Staffing: Working with paraprofessionals offsets the cost of a small student-teacher ratio. The Literacy Lab has a staff of four and the Math Lab has three -- one certified teacher for each, and the rest paraprofessionals.
Utilize the Same Programs Across Tiers
Charles R. Drew uses Really Great Reading's Phonics Boost and Phonics Blitz as their upper elementary literacy programs, and Kendore Learning for lower elementary. Because the Literacy Center uses the same program that is used in regular instruction, students learn one methodology and get a double dose of their content to strengthen their learning skills.

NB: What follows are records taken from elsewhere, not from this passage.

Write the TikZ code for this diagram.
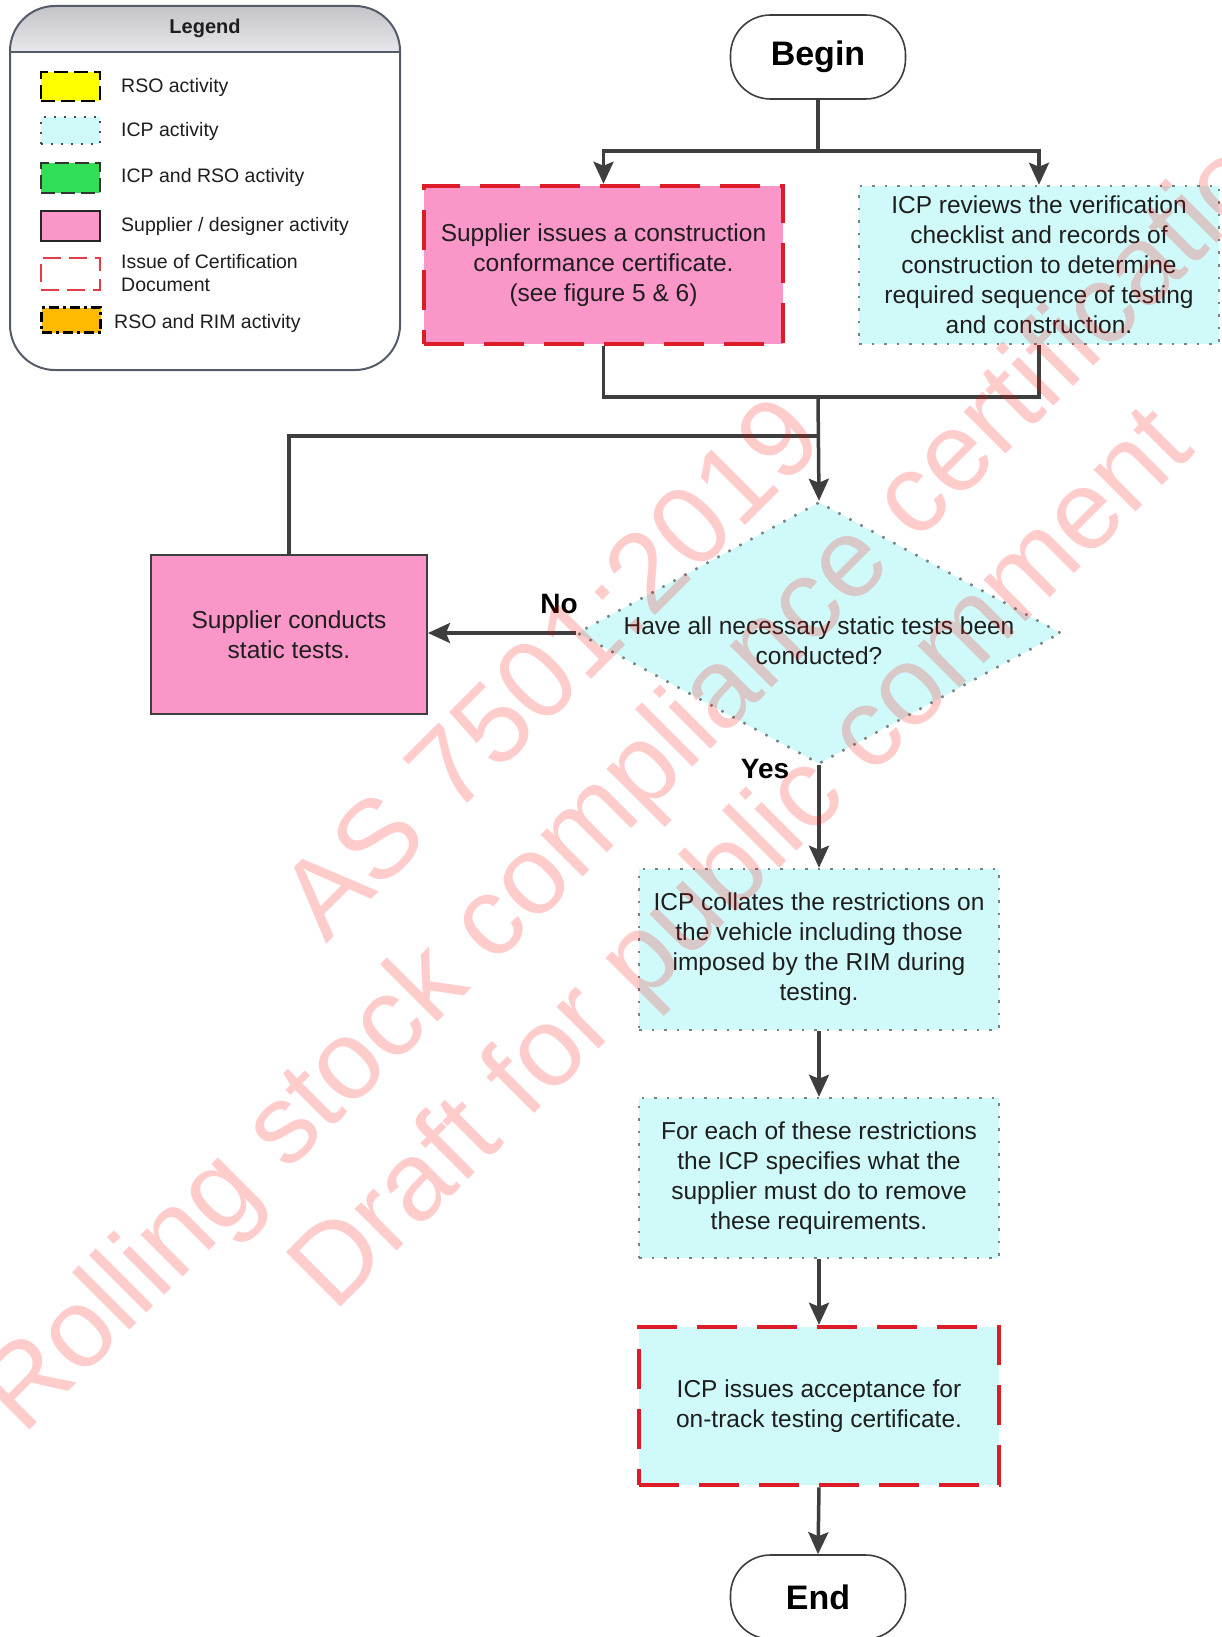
\documentclass[tikz,border=0pt]{standalone}
\usepackage{fontspec}
\setmainfont{Liberation Sans}
\usetikzlibrary{shapes.geometric,arrows.meta}

\definecolor{supplierpink}{RGB}{250,150,200}
\definecolor{icpcyan}{RGB}{208,250,250}
\definecolor{certred}{RGB}{222,28,40}
\definecolor{dotgray}{RGB}{120,130,130}
\definecolor{linegray}{RGB}{62,62,62}
\definecolor{rsoyellow}{RGB}{255,255,0}
\definecolor{icprsogreen}{RGB}{50,222,85}
\definecolor{rimorange}{RGB}{255,185,0}
\definecolor{legendedge}{RGB}{85,92,105}
\definecolor{headtop}{RGB}{196,196,200}
\definecolor{headbottom}{RGB}{232,232,236}
\definecolor{inkdark}{RGB}{30,30,30}

\begin{document}
\begin{tikzpicture}[x=1pt,y=-1pt,
  bodyfont/.style={font=\fontsize{24.5}{30}\selectfont},
  activity/.style={rectangle, inner sep=0pt, align=center, text=inkdark, bodyfont},
  icpbox/.style={fill=icpcyan, draw=dotgray, line width=2.5pt, dash pattern=on 2.5pt off 10pt},
  certedge/.style={draw=certred, line width=4.5pt, dash pattern=on 40pt off 20pt},
  terminal/.style={rectangle, draw=linegray, line width=1.6pt, fill=white,
    rounded corners=40pt, minimum width=175pt, minimum height=84pt, inner sep=0pt,
    font=\fontsize{34}{40}\selectfont\bfseries},
  decision/.style={diamond, fill=icpcyan, draw=dotgray, line width=2.5pt,
    dash pattern=on 2.5pt off 10pt, inner sep=0pt},
  branchlabel/.style={inner sep=0pt, font=\fontsize{28}{32}\selectfont\bfseries},
  conn/.style={draw=linegray, line width=3.5pt},
  arrow/.style={conn, -{Stealth[length=22pt,width=20pt,inset=4pt]}},
  swatch/.style={rectangle, inner sep=0pt, minimum width=59pt},
  legendtext/.style={inner sep=0pt, anchor=west, align=left, text=inkdark,
    font=\fontsize{19.5}{23}\selectfont},
  watermark/.style={inner sep=0pt, rotate=45, anchor=base west, text=red,
    text opacity=0.2, font=\fontsize{112}{130}\selectfont}
]
\useasboundingbox (0,0) rectangle (1221,1637);
\fill[white] (0,0) rectangle (1221,1637);

% ---------- legend ----------
\begin{scope}
  \clip[rounded corners=45pt] (10,6) rectangle (400,370);
  \shade[top color=headtop, bottom color=headbottom] (10,6) rectangle (400,52);
\end{scope}
\node[draw=legendedge, line width=2pt, rounded corners=45pt, inner sep=0pt,
  minimum width=390pt, minimum height=364pt] (legend) at (205,188) {};
\draw[legendedge, line width=2pt] (legend.west |- 0,52) -- (legend.east |- 0,52);
\node[inner sep=0pt, font=\fontsize{20}{24}\selectfont\bfseries, text=inkdark] (legendtitle) at (205,28) {Legend};

\node[swatch, minimum height=29pt, fill=rsoyellow, draw=black, line width=2.5pt,
  dash pattern=on 14pt off 6pt] (keyrso) at (70.5,86.5) {};
\node[swatch, minimum height=27pt, fill=icpcyan, draw=black!70, line width=2pt,
  dash pattern=on 2pt off 8pt] (keyicp) at (70.5,130.5) {};
\node[swatch, minimum height=30pt, fill=icprsogreen, draw=black!80, line width=2.5pt,
  dash pattern=on 14pt off 6pt] (keyboth) at (70.5,178) {};
\node[swatch, minimum height=30pt, fill=supplierpink, draw=black!85, line width=2pt] (keysup) at (70.5,226) {};
\node[swatch, minimum height=32pt, draw=certred!85, line width=2pt,
  dash pattern=on 18pt off 8pt] (keycert) at (70.5,274) {};
\node[swatch, minimum height=25pt, fill=rimorange, draw=black, line width=2.5pt,
  dash pattern=on 10pt off 4pt on 3pt off 4pt] (keyrim) at (71,320) {};

\node[legendtext] (keyrsotext) at (121,87) {RSO activity};
\node[legendtext] (keyicptext) at (121,131) {ICP activity};
\node[legendtext] (keybothtext) at (121,177) {ICP and RSO activity};
\node[legendtext] (keysuptext) at (121,226) {Supplier / designer activity};
\node[legendtext] (keycerttext) at (121,273.5) {Issue of Certification\\Document};
\node[legendtext] (keyrimtext) at (114,323) {RSO and RIM activity};

% ---------- flow ----------
\node[terminal] (begin) at (818,57) {Begin};

\node[activity, fill=supplierpink, certedge, minimum width=359pt, minimum height=158pt]
  (supissue) at (603.5,265) {Supplier issues a construction\\conformance certificate.\\(see figure 5 \& 6)};
\node[activity, icpbox, minimum width=360pt, minimum height=158pt]
  (icpreview) at (1039,265) {ICP reviews the verification\\checklist and records of\\construction to determine\\required sequence of testing\\and construction.};

\node[decision, minimum width=484pt, minimum height=262pt] (question) at (819,633) {};
\node[activity] (questiontext) at (819,641) {Have all necessary static tests been\\conducted?};

\node[activity, fill=supplierpink, draw=linegray, line width=2pt,
  minimum width=276pt, minimum height=159pt] (conduct) at (289,634.5) {Supplier conducts\\static tests.};

\node[activity, icpbox, minimum width=360pt, minimum height=161pt]
  (collate) at (819,949.5) {ICP collates the restrictions on\\the vehicle including those\\imposed by the RIM during\\testing.};
\node[activity, icpbox, minimum width=360pt, minimum height=160pt]
  (restrict) at (819,1178) {For each of these restrictions\\the ICP specifies what the\\supplier must do to remove\\these requirements.};
\node[activity, icpbox, certedge, minimum width=360pt, minimum height=158pt]
  (accept) at (819,1406) {ICP issues acceptance for\\on-track testing certificate.};

\node[terminal] (finish) at (818,1597) {End};

\node[branchlabel] (nolabel) at (559,604) {No};
\node[branchlabel] (yeslabel) at (765,769) {Yes};

% ---------- connectors ----------
\coordinate (fork) at (818,151);
\coordinate (merge) at (818,397);
\coordinate (loopjoin) at (818,436);

\draw[conn] (begin.south) -- (fork);
\draw[arrow] (fork) -| (supissue.north);
\draw[arrow] (fork) -| (icpreview.north);
\draw[conn] (supissue.south) |- (merge);
\draw[conn] (icpreview.south) |- (merge);
\draw[arrow] (merge) -- (question.north);
\draw[conn] (conduct.north) |- (loopjoin);
\draw[arrow] (question.west) -- (question.west -| conduct.east);
\draw[arrow] (question.south) -- (collate.north);
\draw[arrow] (collate.south) -- (restrict.north);
\draw[arrow] (restrict.south) -- (accept.north);
\draw[arrow] (accept.south) -- (finish.north);

% ---------- draft watermark ----------
\begin{scope}
  \clip (0,0) rectangle (1221,1637);
  \node[watermark] (wmstandard) at (326,945) {AS 7501:2019};
  \node[watermark] (wmtitle) at (23,1437) {Rolling stock compliance certification};
  \node[watermark] (wmdraft) at (334,1314) {Draft for public comment};
\end{scope}
\end{tikzpicture}
\end{document}
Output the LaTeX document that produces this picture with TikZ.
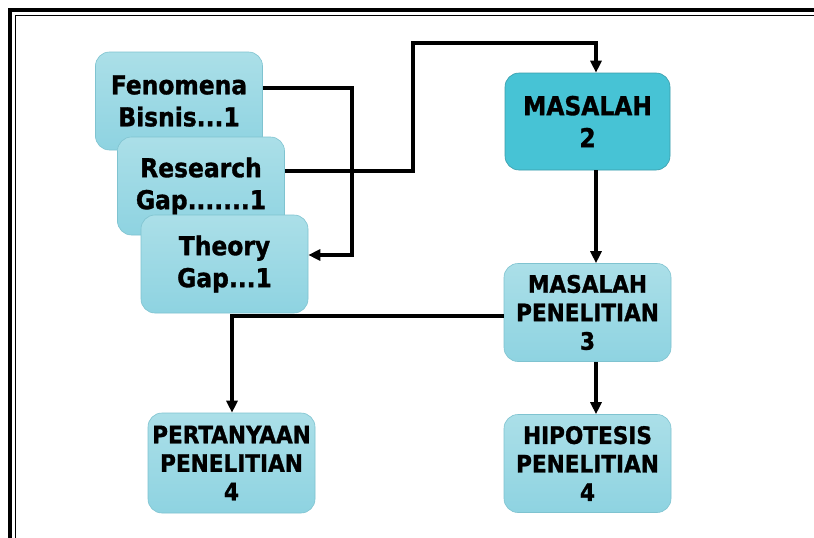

According to Tuttle, "One thing that was so important, and has made our paras so successful, is that we choose programs that are easy to follow. They have a structured scope and sequence: lesson one looks like this, lesson two looks like this. And then we can come in and troubleshoot as we need, but they know what they're doing, from point A in the program to point Z."
Monitor Your Students' Progress
Charles R. Drew uses the benchmark screening results to set goals for each student and monitor their progress weekly using both Aimsweb's and the University of Oregon's DIBELS Data System progress monitoring tools. "That's how we know what we're monitoring, what skills and what strengths and what standards they need to master," says Kaufman.
"In kindergarten, we might do progress monitoring just on sound fluency," explains Stephen. "We might have them reading sounds for one minute, and then we'll graph how many sounds they're reading correctly as they get older. Or we might start with just letter fluency. As they learn to read, we'll move into reading. The older kids will note their own progress and chart their reading per minute."
The counselor, teachers, and intervention analysts, known as the Student Support Team, meet weekly to evaluate methods and results. They lay out the data, interventions used, and student progress. If the students aren't making progress, the staff adjusts the interventions. And if the students are making progress, they'll soon exit Tier 3 instruction.